Haiti radio soap opera raising awareness about child slaves

SHELBURNE, VT – When Christina Guérin was a child, she decided she didn’t want a career in radio soap operas. As a young girl, she spent many days and nights in a Haiti radio studio watching her mother work long hours. In September of 2013, Population Media Center launched a new radio soap opera in Haiti addressing child slavery, reproductive health, and family planning. Now, Guérin once again finds herself in the throes of a radio serial drama, but this time she’s the producer.

“It’s something that I enjoy,” Guérin says laughingly. “I had to admit that. Plus, I realized that my mother was doing everything. We have six people doing what she did.”

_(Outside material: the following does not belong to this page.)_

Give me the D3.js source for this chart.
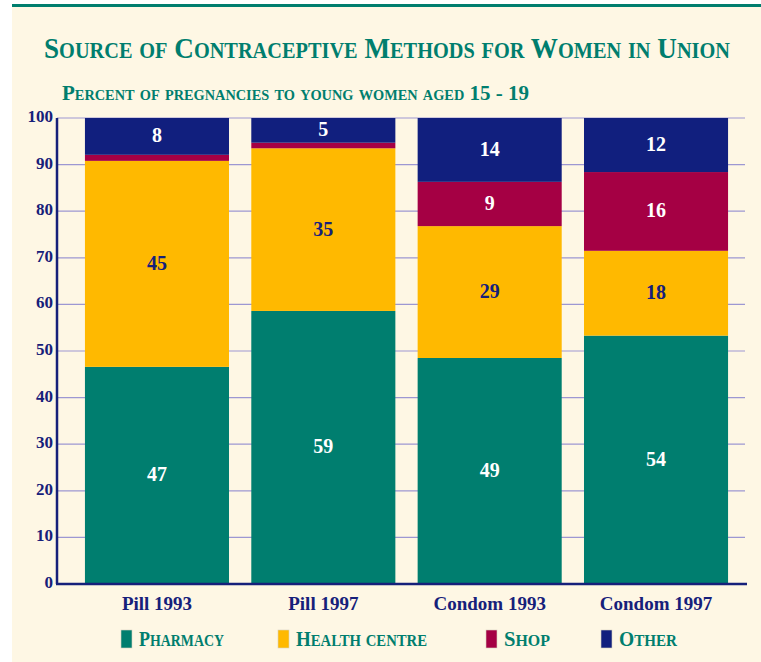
<!DOCTYPE html>
<html>
<head>
<meta charset="utf-8">
<script src="https://cdn.jsdelivr.net/npm/d3@7"></script>
<style>
  body { margin: 0; background: #fff; }
  svg { display: block; }
</style>
</head>
<body>
<script>
// data (percent)
var categories = ["Pill 1993", "Pill 1997", "Condom 1993", "Condom 1997"];
var seriesNames = ["Pharmacy", "Health centre", "Shop", "Other"];
var pharmacy = [46.6, 58.6, 48.5, 53.3];
var healthCentre = [44.2, 34.9, 28.3, 18.2];
var shop = [1.3, 1.2, 9.5, 16.9];
var other = [7.9, 5.3, 13.7, 11.6];
// printed labels (null = not printed)
var pharmacyLabels = ["47", "59", "49", "54"];
var healthLabels = ["45", "35", "29", "18"];
var shopLabels = [null, null, "9", "16"];
var otherLabels = ["8", "5", "14", "12"];
var yTicks = [0, 10, 20, 30, 40, 50, 60, 70, 80, 90, 100];

var colors = ["#007e6f", "#ffb900", "#a50044", "#111f7e"];
var labelColors = ["#fff", "#16207a", "#fff", "#fff"];
var teal = "#007e6e", navy = "#16207a";

var W = 761, H = 662;
var margin = {top: 118, right: 16, bottom: 78, left: 57};
var height = H - margin.top - margin.bottom;

var svg = d3.select("body").append("svg")
    .attr("width", W)
    .attr("height", H);

// cream panel + top rule
svg.append("rect").attr("x", 12).attr("y", 6).attr("width", W - 12).attr("height", H - 6)
    .attr("fill", "#fef7e4");
svg.append("rect").attr("x", 12).attr("y", 4).attr("width", W - 12).attr("height", 3)
    .attr("fill", teal);

// small caps helper: uppercase letters big, the rest as smaller capitals
function smallCaps(sel, str, big, small) {
  var runs = [];
  for (var i = 0; i < str.length; i++) {
    var ch = str[i];
    var isBig = !(ch >= "a" && ch <= "z");
    if (runs.length && runs[runs.length - 1].big === isBig) runs[runs.length - 1].t += ch;
    else runs.push({big: isBig, t: ch});
  }
  runs.forEach(function(r) {
    sel.append("tspan")
      .style("font-size", (r.big ? big : small) + "px")
      .text(r.t.toUpperCase());
  });
}

var fontFam = "'Liberation Serif', 'DejaVu Serif', serif";

var title = svg.append("text")
    .attr("x", 44).attr("y", 58)
    .attr("fill", teal)
    .style("font-family", fontFam).style("font-weight", "bold")
    .attr("textLength", 686).attr("lengthAdjust", "spacingAndGlyphs");
smallCaps(title, "Source of Contraceptive Methods for Women in Union", 30, 22.5);

var sub = svg.append("text")
    .attr("x", 62).attr("y", 100)
    .attr("fill", teal)
    .style("font-family", fontFam).style("font-weight", "bold")
    .attr("textLength", 467).attr("lengthAdjust", "spacingAndGlyphs");
smallCaps(sub, "Percent of pregnancies to young women aged 15 - 19", 22, 15);

var g = svg.append("g")
    .attr("transform", "translate(" + margin.left + "," + margin.top + ")");

var x = d3.scaleBand().domain(categories)
    .range([0, 699]).paddingInner(0.134).paddingOuter(0.168);
var y = d3.scaleLinear().domain([0, 100]).range([height, 0]);

// gridlines
g.selectAll(".grid").data(yTicks.filter(function(d) { return d > 0; }))
  .enter().append("line")
    .attr("x1", 0).attr("x2", 688)
    .attr("y1", function(d) { return y(d); }).attr("y2", function(d) { return y(d); })
    .attr("stroke", "#9d97d2").attr("stroke-width", 1.2);

// stack
var rows = categories.map(function(c, i) {
  return {cat: c, s0: pharmacy[i], s1: healthCentre[i], s2: shop[i], s3: other[i],
          labels: [pharmacyLabels[i], healthLabels[i], shopLabels[i], otherLabels[i]]};
});
var stack = d3.stack().keys(["s0", "s1", "s2", "s3"])(rows);

var layers = g.selectAll(".layer").data(stack).enter().append("g")
    .attr("fill", function(d, i) { return colors[i]; });

layers.selectAll("rect").data(function(d) { return d; }).enter().append("rect")
    .attr("x", function(d) { return x(d.data.cat); })
    .attr("width", x.bandwidth())
    .attr("y", function(d) { return y(d[1]); })
    .attr("height", function(d) { return y(d[0]) - y(d[1]); });

layers.each(function(layer, li) {
  d3.select(this).selectAll("text").data(layer.filter(function(d) { return d.data.labels[li]; }))
    .enter().append("text")
      .attr("x", function(d) { return x(d.data.cat) + x.bandwidth() / 2; })
      .attr("y", function(d) { return (y(d[0]) + y(d[1])) / 2 - 1; })
      .attr("dy", "0.35em")
      .attr("text-anchor", "middle")
      .attr("fill", labelColors[li])
      .style("font-family", fontFam).style("font-weight", "bold").style("font-size", "20px")
      .text(function(d) { return d.data.labels[li]; });
});

// y axis
var yAxis = g.append("g").call(d3.axisLeft(y).tickValues(yTicks).tickSize(0).tickPadding(4));
yAxis.select(".domain").remove();
yAxis.selectAll("text")
    .attr("fill", navy)
    .attr("dy", "0.2em")
    .style("font-family", fontFam).style("font-weight", "bold").style("font-size", "17px");
g.append("line").attr("x1", 0).attr("x2", 0).attr("y1", 0).attr("y2", height)
    .attr("stroke", navy).attr("stroke-width", 2.5);

// x axis
var xAxis = g.append("g").attr("transform", "translate(0," + height + ")")
    .call(d3.axisBottom(x).tickSize(0).tickPadding(13));
xAxis.select(".domain").remove();
xAxis.selectAll("text")
    .attr("fill", navy)
    .style("font-family", fontFam).style("font-weight", "bold").style("font-size", "19px");
g.append("line").attr("x1", -1).attr("x2", 690).attr("y1", height).attr("y2", height)
    .attr("stroke", navy).attr("stroke-width", 2.5);

// legend
var legendX = [121, 278, 486, 601];
var legendW = [85, 131, 46, 58];
var leg = svg.append("g").selectAll("g").data(seriesNames).enter().append("g")
    .attr("transform", function(d, i) { return "translate(" + legendX[i] + ",630)"; });
leg.append("rect").attr("width", 11).attr("height", 18)
    .attr("fill", function(d, i) { return colors[i]; })
    .attr("stroke", "#d8d2c0").attr("stroke-width", 0.6);
leg.each(function(d, i) {
  var t = d3.select(this).append("text")
      .attr("x", 18).attr("y", 15.5)
      .attr("fill", teal)
      .style("font-family", fontFam).style("font-weight", "bold")
      .attr("textLength", legendW[i]).attr("lengthAdjust", "spacingAndGlyphs");
  smallCaps(t, d, 22, 17);
});
</script>
</body>
</html>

It was Guérin’s work in a radio station that brought about the existence of “Zoukoutap” (to limp), PMC’s serial drama in Haitian Creole. In her late 20s, Guérin unexpectedly found herself face-to-face with an important issue: child slavery. In Haiti, young children are sent to work in another household when their family is unable to provide for them. This places young children in the role of servant, with no regard for their education, well-being, or happiness. Guérin says that everyone knows restevek children are part of their society, but not enough people are talking about it.

“I was working at a radio station,” she says, “when a young girl was brought in. We were going to announce her name over the radio to find her family, but she didn’t want to. She was a restavek and didn’t want to return to her life. It was a real surprise to me. I knew this existed, but I didn’t know it was so close to my everyday life.”

Guérin helped get that young girl to a shelter, just one of roughly 300,000 children caught up in the restavek system. Guérin realized that she wanted to help address this issue – the question was how.